Until recently, the predominant form of curbside recycling in the U.S was “dual stream” collection where each material type is kept in a separate bag or bin, and trucks have three or more compartments. The move to single stream recycling is a way to reduce costs. On the collection side, the use of a large roll-cart allows collectors to automate pick-up from inside the truck cab, and single-compartment trucks save labor and transportation costs. (See, Single Stream Uncovered by Clarissa Morawski, Resource Recycling, Feb. 2010). Due to the ease of use and larger bin sizes, cities often see an increase in recycling rates. In areas where single stream recycling is offered, participation is around 95%. Ann Arbor, MI had a 20% increase in recycling tonnage after implementing single stream recycling in 2010. Unfortunately, that 20% increase was 40% short of projections and caused Recycle Ann Arbor to request an increase of over $107,000. Ann Arbor’s single stream recycling system cost over $4.6 million to implement and, based on the overly optimistic projections, was expected to take 7 years to repay the costs.
The real complaint against single stream recycling is an increase in contaminants, causing a decrease in value for the recycled materials and an increase in the amount of previously recycled materials going to landfills. The Blue Heron Paper Company saw the level of contamination go from 3.3% in 1999 to 6.1% in 2005. This caused them to send over 11,000 tons of material to landfills in 2005, up from 5,200 tons in 1999. However, by implementing a consumer education program and investing in new technology at the material recovery facility, the Metro Waste Facility in central Iowa was able to keep contaminant levels to 3%.
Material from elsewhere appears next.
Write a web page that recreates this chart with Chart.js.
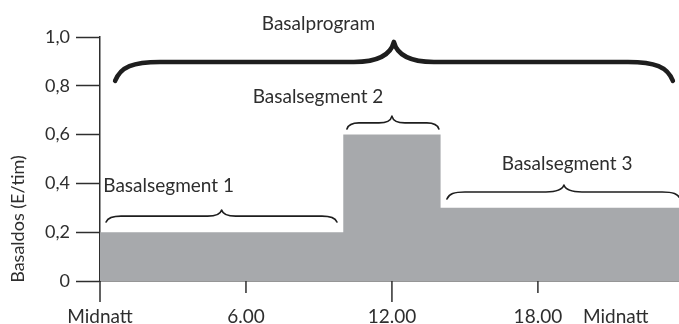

Michel E. Hoffman of Wunderlich Securities points out one of the other possible downsides of single stream recycling. He believes that the move to single-stream recycling could have consequences. Hoffman says, “There are a lot of small- and medium-sized companies that will have to think about building single-stream MRFs. Some won’t have access to capital. Those who do have capital may not want to risk it. The alternative would be to sell to a larger competitor. So as single-stream processing matures, it may fuel a new wave of consolidation in the waste industry.”
The recession of 2008 has led to reduced city budgets. This has only sped the adoption of single stream recycling due to its lower costs. With this pressure on government to reduce costs, despite its mixed success, despite increased contaminants and increased consolidation (leading to less competition) it looks like Single Stream recycling is here to stay.